Prestbury, Gloucestershire

Prestbury vies with Pluckley, in Kent, for the title of most haunted village in England. It’s best known spectral form is the hooded shade of a monk known as "The Black Abbot," and whose appearances take place, mostly, at Christmas, Easter and on All Souls Day.

His ghost is rather conservative in that it seldom deviates from a particular route that begins inside the church, crosses the churchyard and, having kept a straight trajectory through the grounds of the old Priory, vanishes into the wall of a cottage on the High Street, where he announces his arrival by noisily moving things about in the attic.

On November 22nd 1990, Derek Stafford was photographing the floodlit gravestones in the churchyard. Although he saw nothing at the time, when his film was developed he was surprised to see that a mysterious dark figure had appeared on one of the photographs.
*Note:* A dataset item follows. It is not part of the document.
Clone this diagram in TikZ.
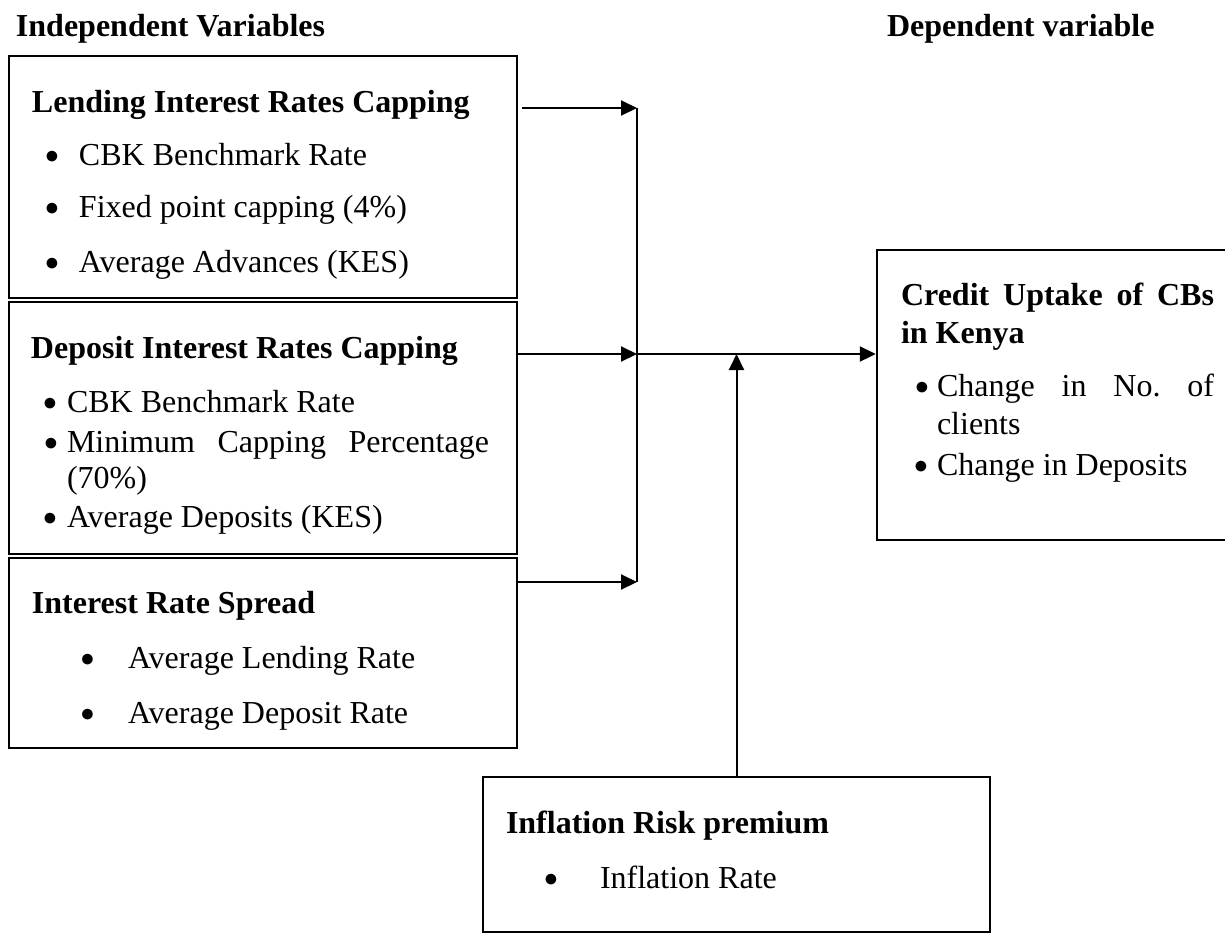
\documentclass[tikz,border=0pt]{standalone}
\usepackage{fontspec}
\setmainfont{Liberation Serif}
\usepackage{graphicx}
\usepackage{tikz}
\usetikzlibrary{arrows.meta}
\tolerance=9999
\hyphenpenalty=10000
\frenchspacing
\newcommand{\bul}{\makebox[0pt][l]{\raisebox{0.8pt}{\scalebox{0.8}{$\bullet$}}}}
\newcommand{\itm}[2]{\makebox[#1][l]{\bul}#2}

\begin{document}
\begin{tikzpicture}[>={Triangle[width=7.5pt,length=8pt]}, line width=1pt,
  box/.style={draw, line width=1.2pt, inner sep=0pt},
  txt/.style={anchor=base west, inner sep=0pt, font=\fontsize{16}{18}\selectfont},
  hd/.style={txt, font=\fontsize{16}{19}\selectfont\bfseries},
  just/.style={txt, align=justify, text width=#1}]
\useasboundingbox (0pt,0pt) rectangle (612.5pt,-466.5pt);
\draw (7.5pt, -18pt)node[hd](indep){Independent Variables};
\draw (443pt, -18pt)node[hd](dep){Dependent variable};
% boxes
\draw (131.5pt, -88.5pt)node[box, minimum width=254pt, minimum height=121pt](lend){};
\draw (131.5pt, -214pt)node[box, minimum width=254pt, minimum height=126pt](depo){};
\draw (131.5pt, -326.5pt)node[box, minimum width=254pt, minimum height=95pt](spread){};
\draw (527.25pt, -197.5pt)node[box, minimum width=177.5pt, minimum height=145pt](credit){};
\draw (368.25pt, -427.25pt)node[box, minimum width=253.5pt, minimum height=77.5pt](infl){};
% box texts
\draw (15.5pt, -56pt)node[hd](lendT){Lending Interest Rates Capping};
\draw (22pt, -82.5pt)node[txt](lend1){\itm{17pt}{CBK Benchmark Rate}};
\draw (22pt, -108.5pt)node[txt](lend2){\itm{17pt}{Fixed point capping (4\%)}};
\draw (22pt, -136pt)node[txt](lend3){\itm{17pt}{Average Advances (KES)}};
\draw (15pt, -179pt)node[hd](depoT){Deposit Interest Rates Capping};
\draw (21pt, -206pt)node[txt](depo1){\itm{12pt}{CBK Benchmark Rate}};
\draw (21pt, -226pt)node[txt](depo2b){\bul};
\draw (33pt, -226pt)node[just=211pt](depo2){Minimum Capping Percentage (70\%)};
\draw (21pt, -263.5pt)node[txt](depo3){\itm{12pt}{Average Deposits (KES)}};
\draw (15.5pt, -306.5pt)node[hd](spreadT){Interest Rate Spread};
\draw (39.75pt, -334pt)node[txt](spread1){\itm{23.75pt}{Average Lending Rate}};
\draw (39.75pt, -361.5pt)node[txt](spread2){\itm{23.75pt}{Average Deposit Rate}};
\draw (450pt, -152.5pt)node[just=156.5pt, font=\fontsize{16}{19}\selectfont\bfseries](creditT){Credit Uptake of CBs in Kenya};
\draw (456.5pt, -198pt)node[txt](credit1b){\bul};
\draw (468pt, -198pt)node[just=138.5pt, font=\fontsize{16}{19}\selectfont](credit1){Change in No. of clients};
\draw (456.5pt, -237.5pt)node[txt](credit2){\itm{11.5pt}{Change in Deposits}};
\draw (252.5pt, -416.5pt)node[hd](inflT){Inflation Risk premium};
\draw (271.5pt, -444pt)node[txt](infl1){\itm{28pt}{Inflation Rate}};
% connectors
\coordinate (j1) at (318.5pt, -54pt);
\coordinate (j2) at (318.5pt, -177pt);
\coordinate (j3) at (318.5pt, -291pt);
\draw (j1) -- (j3);
\path[->] (lend.east |- j1) edge[shorten <=2pt] (j1);
\path[->] (depo.east |- j2) edge (j2);
\path[->] (spread.east |- j3) edge (j3);
\path[->] (j2) edge (j2 -| credit.west);
\path[->] (infl.north) edge (infl.north |- j2);
\end{tikzpicture}
\end{document}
Inevitably the many skirmishes of the numerous conflicts, to which this part of the country were privy, have contributed generously to the ghostly populace of the village.

A spectral horseman on a brilliant white charger has been known to gallop along Shaw Green Lane in the early hours of misty spring mornings.

He is thought to be the ghost of a messenger who, in 1471, was passing through the village en route to Edward 1V’s camp at Tewksbury, when he was shot dead by a Lancastrian Archer. Interestingly, over the years, his phantom seems to be wasting away, since more recent sightings describe him as being little more than a dull glow.

The Burgage is the oldest street in the village and, during the Civil War, was billeted for a time by a detachment of Parliamentarian soldiers.

Each night they would string a rope across the road as a security measure against Royalist forces trying to get through the village.

One night their little trap yielded a rich dividend when a Royalist dispatch rider, heading to Gloucester from Sudeley Castle, galloped straight into it and was flung into the arms of his waiting captors who executed him on the spot.

Although he is never seen, his ghostly hoof beats are often heard in the dead of night, pounding hell for leather along The Burgage until they stop very abruptly as the phantom rider undergoes his ignoble fall, over and over again.